Graph $y = 2{\left( {x - 1} \right)^2} + 4$?

Answer 1

Hint: The equation in the question represents a parabola, and we have to graph the parabola for this we will find the intercepts and we will assume one variable as zero to find the value of other variable i.e., if we have to find variable $x$ we have to assume $y=0$, and if we have to find variable $y$ we have to assume $x = 0$, and to find the vertex of the parabola, transform the equation into the vertex form i.e., $y = a{\left( {x - h} \right)^2} + k$, where$\left( {h,k} \right)$ is the vertex of the parabola, now plot the points on the graph, to get the required graph.

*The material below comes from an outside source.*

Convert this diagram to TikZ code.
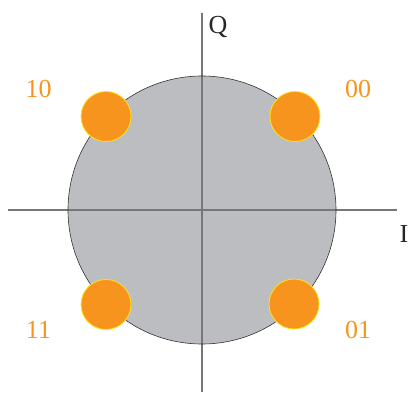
\documentclass[tikz,border=0pt]{standalone}
\usepackage{fontspec}
\setmainfont{Liberation Serif}
\usepackage{xcolor}
\definecolor{disk}{HTML}{BCBDC0}
\definecolor{dot}{HTML}{F7941D}
\definecolor{dotedge}{HTML}{FFE21A}
\definecolor{axis}{HTML}{777777}
\begin{document}
\begin{tikzpicture}[x=1pt,y=-1pt,
  sym/.style={circle,fill=dot,draw=dotedge,line width=0.8pt,minimum size=50pt,inner sep=0pt},
  lab/.style={text=dot,font=\fontsize{26}{26}\selectfont,inner sep=0pt},
  axlab/.style={text=black!85,font=\fontsize{26}{26}\selectfont,inner sep=0pt}]
\useasboundingbox (0,0) rectangle (410,396);
\coordinate (o) at (202,210);
\fill[disk] (o) circle[radius=134];
\coordinate (xl) at (8,210);
\coordinate (xr) at (397,210);
\coordinate (yt) at (202,13);
\coordinate (yb) at (202,392);
\draw[axis,line width=1.3pt] (xl) -- (xr);
\draw[axis,line width=1.3pt] (yt) -- (yb);
\draw[black!80,line width=0.6pt] (o) circle[radius=134];
\node[sym] (s10) at (106,116.5) {};
\node[sym] (s00) at (295,116.5) {};
\node[sym] (s11) at (106,304.5) {};
\node[sym] (s01) at (294,304) {};
\node[lab] (l10) at (38.5,89) {10};
\node[lab] (l00) at (358,89) {00};
\node[lab] (l11) at (38.5,330) {11};
\node[lab] (l01) at (358,330) {01};
\node[axlab] (q) at (218,27) {Q};
\node[axlab] (i) at (404,234) {I};
\end{tikzpicture}
\end{document}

Complete step by step answer:
Given the equation is $y = 2{\left( {x - 1} \right)^2} + 4$, from the equation we are given that the equation represents a parabola and the parabola does not pass through the origin.
Now to find the intercepts we have assume one variable as zero to find the value of other variable i.e., if we have to find variable $x$ we have to assume $y = 0$, and if we have to find variable $y$ we have to assume $x = 0$.
So, here put $x = 0$, we get,
$ \Rightarrow y = 2{\left( {0 - 1} \right)^2} + 4$,
$ \Rightarrow y = 2{\left( {- 1} \right)^2} + 4$,
$ \Rightarrow y = 2\left( 1 \right) + 4$,
$ \Rightarrow y = 2 + 4 = 6$,
So y-intercept of the parabola is $\left( {0,6} \right)$.
Now substitute $y = 0$ to find the intercept of$x$,
$ \Rightarrow 0 = 2{\left( {x - 1} \right)^2} + 4$,
Now subtract 4 from the both sides we get,
$ \Rightarrow 0 - 4 = 2{\left( {x - 1} \right)^2} + 4 - 4$,
$ \Rightarrow - 4 = 2{\left( {x - 1} \right)^2}$,
Now divide both sides of the equation with 2 we get,
$ \Rightarrow \dfrac{{2{{\left( {x - 1} \right)}^2}}}{2} = \dfrac{{ - 4}}{2}$,
$ \Rightarrow {\left( {x - 1} \right)^2} = - 2$
Now taking the square root we get,
$ \Rightarrow \left( {x - 1} \right) = \sqrt { - 2} $,
So, we know that square root of the negative number does not exist, therefore there will be no-intercepts for the given function,
Now to find the vertex of the parabola, compare the equation into the vertex form i.e., $y = a{\left( {x - h} \right)^2} + k$, where$\left( {h,k} \right)$ is the vertex of the parabola,
So here the equation is $y = 2{\left( {x - 1} \right)^2} + 4$,
Now comparing the equations we get, $a = 2, h = 1$ and $k = 4$,
So the vertex of the parabola is $\left( {1,4} \right)$,
If we plot the parabola, we get the graph as,

$\therefore$ The vertex of the parabola $y = 2{\left( {x - 1} \right)^2} + 4$ is $\left( {1,4} \right)$, the y-intercept of the parabola is $\left( {0,6} \right)$ and there are no x-intercepts, and the required graph will be

Note: Symmetric points are called the points which are equidistant from the axis of symmetry and lie on the x-axis and they are calculated as x-intercepts. To find the vertex of the parabola we can also make use of the standard form of the equation $y = ax^2+bx+c$, where the axis of symmetry or the x-coordinate is given by $x=-\dfrac{b}{2a}$ and then we will find the value of $y$ from the equation of the parabola.